__Collected data__:
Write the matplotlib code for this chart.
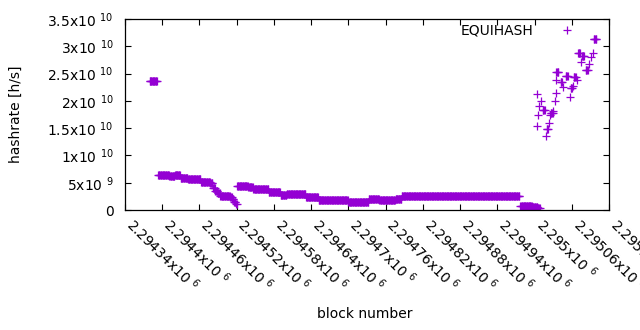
import numpy as np
import matplotlib
matplotlib.use("Agg")
import matplotlib.pyplot as plt

plt.rcParams['font.family'] = ['DejaVu Sans']
plt.rcParams['font.size'] = 10

# hashrate runs: consecutive blocks (start..end) sharing one estimate [h/s]
run_start = [2294380, 2294394, 2294412, 2294421, 2294430, 2294442, 2294463,
             2294478, 2294482, 2294486, 2294490, 2294494, 2294510, 2294513,
             2294516, 2294519, 2294521, 2294539, 2294547, 2294572, 2294591,
             2294601, 2294632, 2294652, 2294700, 2294733, 2294750, 2294776,
             2294786, 2294977, 2294996, 2295005,
             2295003, 2295004, 2295005, 2295007, 2295010, 2295013, 2295018,
             2295019, 2295023, 2295025, 2295026, 2295030, 2295032, 2295034,
             2295035, 2295035, 2295042, 2295045, 2295050, 2295056, 2295058,
             2295061, 2295063, 2295068, 2295070, 2295075, 2295076, 2295082,
             2295087, 2295090, 2295093, 2295095]
run_end = [2294392, 2294411, 2294420, 2294429, 2294441, 2294462, 2294477,
           2294481, 2294485, 2294489, 2294493, 2294509, 2294512, 2294515,
           2294518, 2294520, 2294538, 2294546, 2294571, 2294590, 2294600,
           2294631, 2294651, 2294699, 2294732, 2294749, 2294775, 2294785,
           2294975, 2294995, 2295004, 2295008,
           2295003, 2295004, 2295005, 2295007, 2295010, 2295016, 2295018,
           2295021, 2295023, 2295025, 2295029, 2295030, 2295032, 2295034,
           2295035, 2295038, 2295044, 2295045, 2295053, 2295056, 2295060,
           2295061, 2295066, 2295068, 2295073, 2295075, 2295079, 2295085,
           2295087, 2295090, 2295093, 2295099]
run_rate = [2.36e10, 6.5e9, 6.2e9, 6.4e9, 5.9e9, 5.6e9, 5.1e9,
            4.9e9, 4.0e9, 3.55e9, 3.05e9, 2.62e9, 2.4e9, 2.0e9,
            1.5e9, 1.1e9, 4.45e9, 4.15e9, 3.85e9, 3.25e9, 2.75e9,
            2.9e9, 2.3e9, 1.83e9, 1.52e9, 2.0e9, 1.78e9, 2.1e9,
            2.5e9, 6.8e8, 5.5e8, 3.7e8,
            1.54e10, 2.12e10, 1.74e10, 1.91e10, 1.99e10, 1.84e10, 1.36e10,
            1.48e10, 1.59e10, 1.74e10, 1.77e10, 1.82e10, 2.0e10, 2.15e10,
            2.38e10, 2.52e10, 2.35e10, 2.26e10, 2.46e10, 2.08e10, 2.23e10,
            2.27e10, 2.44e10, 2.38e10, 2.87e10, 2.72e10, 2.82e10, 2.57e10,
            2.67e10, 2.80e10, 2.88e10, 3.13e10]

x_ticks = [2294340, 2294400, 2294460, 2294520, 2294580, 2294640, 2294700,
           2294760, 2294820, 2294880, 2294940, 2295000, 2295060, 2295120]
x_tick_labels = ['2.29434', '2.2944', '2.29446', '2.29452', '2.29458',
                 '2.29464', '2.2947', '2.29476', '2.29482', '2.29488',
                 '2.29494', '2.295', '2.29506', '2.29512']
y_ticks = [0, 5e9, 1e10, 1.5e10, 2e10, 2.5e10, 3e10, 3.5e10]
y_tick_labels = ['0', '5x10 $^{9}$', '1x10 $^{10}$', '1.5x10 $^{10}$',
                 '2x10 $^{10}$', '2.5x10 $^{10}$', '3x10 $^{10}$', '3.5x10 $^{10}$']

blocks = np.concatenate([np.arange(s, e + 1) for s, e in zip(run_start, run_end)])
rates = np.concatenate([np.full(e - s + 1, r) for s, e, r in zip(run_start, run_end, run_rate)])

fig = plt.figure(figsize=(6.4, 3.3), dpi=100)
ax = fig.add_axes([0.1948, 0.3636, 0.7572, 0.5788])

ax.plot(blocks, rates, ls='none', marker='+', ms=5.5, mew=0.9,
        color='#9400d3', label='EQUIHASH')

ax.set_xlim(2294340, 2295120)
ax.set_ylim(0, 3.5e10)
ax.set_xticks(x_ticks)
ax.set_xticklabels([t + 'x10 $^{6}$' for t in x_tick_labels],
                   rotation=-45, ha='left', va='baseline', rotation_mode='anchor')
ax.set_yticks(y_ticks)
ax.set_yticklabels(y_tick_labels)
ax.tick_params(direction='in', length=4, width=0.8, top=True, right=True)
ax.tick_params(axis='x', pad=11.5)
ax.tick_params(axis='y', pad=8)
for s in ax.spines.values():
    s.set_linewidth(0.9)

ax.set_xlabel('block number')
ax.xaxis.set_label_coords(0.495, -0.51)
ax.set_ylabel('hashrate [h/s]')
ax.yaxis.set_label_coords(-0.21, 0.5)

ax.legend(loc='upper right', bbox_to_anchor=(0.9414, 0.975), frameon=False,
          markerfirst=False, numpoints=1, handlelength=2, handletextpad=1.45,
          borderaxespad=0, borderpad=0)

fig.savefig('out.png', dpi=100)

__Your objective__: Copy the listing exactly. Any image in it stays out of the copy.

__Worked solution__:
Write the matplotlib code for this chart.
import numpy as np
import matplotlib
matplotlib.use("Agg")
import matplotlib.pyplot as plt

plt.rcParams['font.family'] = ['DejaVu Sans']
plt.rcParams['font.size'] = 10

# hashrate runs: consecutive blocks (start..end) sharing one estimate [h/s]
run_start = [2294380, 2294394, 2294412, 2294421, 2294430, 2294442, 2294463,
             2294478, 2294482, 2294486, 2294490, 2294494, 2294510, 2294513,
             2294516, 2294519, 2294521, 2294539, 2294547, 2294572, 2294591,
             2294601, 2294632, 2294652, 2294700, 2294733, 2294750, 2294776,
             2294786, 2294977, 2294996, 2295005,
             2295003, 2295004, 2295005, 2295007, 2295010, 2295013, 2295018,
             2295019, 2295023, 2295025, 2295026, 2295030, 2295032, 2295034,
             2295035, 2295035, 2295042, 2295045, 2295050, 2295056, 2295058,
             2295061, 2295063, 2295068, 2295070, 2295075, 2295076, 2295082,
             2295087, 2295090, 2295093, 2295095]
run_end = [2294392, 2294411, 2294420, 2294429, 2294441, 2294462, 2294477,
           2294481, 2294485, 2294489, 2294493, 2294509, 2294512, 2294515,
           2294518, 2294520, 2294538, 2294546, 2294571, 2294590, 2294600,
           2294631, 2294651, 2294699, 2294732, 2294749, 2294775, 2294785,
           2294975, 2294995, 2295004, 2295008,
           2295003, 2295004, 2295005, 2295007, 2295010, 2295016, 2295018,
           2295021, 2295023, 2295025, 2295029, 2295030, 2295032, 2295034,
           2295035, 2295038, 2295044, 2295045, 2295053, 2295056, 2295060,
           2295061, 2295066, 2295068, 2295073, 2295075, 2295079, 2295085,
           2295087, 2295090, 2295093, 2295099]
run_rate = [2.36e10, 6.5e9, 6.2e9, 6.4e9, 5.9e9, 5.6e9, 5.1e9,
            4.9e9, 4.0e9, 3.55e9, 3.05e9, 2.62e9, 2.4e9, 2.0e9,
            1.5e9, 1.1e9, 4.45e9, 4.15e9, 3.85e9, 3.25e9, 2.75e9,
            2.9e9, 2.3e9, 1.83e9, 1.52e9, 2.0e9, 1.78e9, 2.1e9,
            2.5e9, 6.8e8, 5.5e8, 3.7e8,
            1.54e10, 2.12e10, 1.74e10, 1.91e10, 1.99e10, 1.84e10, 1.36e10,
            1.48e10, 1.59e10, 1.74e10, 1.77e10, 1.82e10, 2.0e10, 2.15e10,
            2.38e10, 2.52e10, 2.35e10, 2.26e10, 2.46e10, 2.08e10, 2.23e10,
            2.27e10, 2.44e10, 2.38e10, 2.87e10, 2.72e10, 2.82e10, 2.57e10,
            2.67e10, 2.80e10, 2.88e10, 3.13e10]

x_ticks = [2294340, 2294400, 2294460, 2294520, 2294580, 2294640, 2294700,
           2294760, 2294820, 2294880, 2294940, 2295000, 2295060, 2295120]
x_tick_labels = ['2.29434', '2.2944', '2.29446', '2.29452', '2.29458',
                 '2.29464', '2.2947', '2.29476', '2.29482', '2.29488',
                 '2.29494', '2.295', '2.29506', '2.29512']
y_ticks = [0, 5e9, 1e10, 1.5e10, 2e10, 2.5e10, 3e10, 3.5e10]
y_tick_labels = ['0', '5x10 $^{9}$', '1x10 $^{10}$', '1.5x10 $^{10}$',
                 '2x10 $^{10}$', '2.5x10 $^{10}$', '3x10 $^{10}$', '3.5x10 $^{10}$']

blocks = np.concatenate([np.arange(s, e + 1) for s, e in zip(run_start, run_end)])
rates = np.concatenate([np.full(e - s + 1, r) for s, e, r in zip(run_start, run_end, run_rate)])

fig = plt.figure(figsize=(6.4, 3.3), dpi=100)
ax = fig.add_axes([0.1948, 0.3636, 0.7572, 0.5788])

ax.plot(blocks, rates, ls='none', marker='+', ms=5.5, mew=0.9,
        color='#9400d3', label='EQUIHASH')

ax.set_xlim(2294340, 2295120)
ax.set_ylim(0, 3.5e10)
ax.set_xticks(x_ticks)
ax.set_xticklabels([t + 'x10 $^{6}$' for t in x_tick_labels],
                   rotation=-45, ha='left', va='baseline', rotation_mode='anchor')
ax.set_yticks(y_ticks)
ax.set_yticklabels(y_tick_labels)
ax.tick_params(direction='in', length=4, width=0.8, top=True, right=True)
ax.tick_params(axis='x', pad=11.5)
ax.tick_params(axis='y', pad=8)
for s in ax.spines.values():
    s.set_linewidth(0.9)

ax.set_xlabel('block number')
ax.xaxis.set_label_coords(0.495, -0.51)
ax.set_ylabel('hashrate [h/s]')
ax.yaxis.set_label_coords(-0.21, 0.5)

ax.legend(loc='upper right', bbox_to_anchor=(0.9414, 0.975), frameon=False,
          markerfirst=False, numpoints=1, handlelength=2, handletextpad=1.45,
          borderaxespad=0, borderpad=0)

fig.savefig('out.png', dpi=100)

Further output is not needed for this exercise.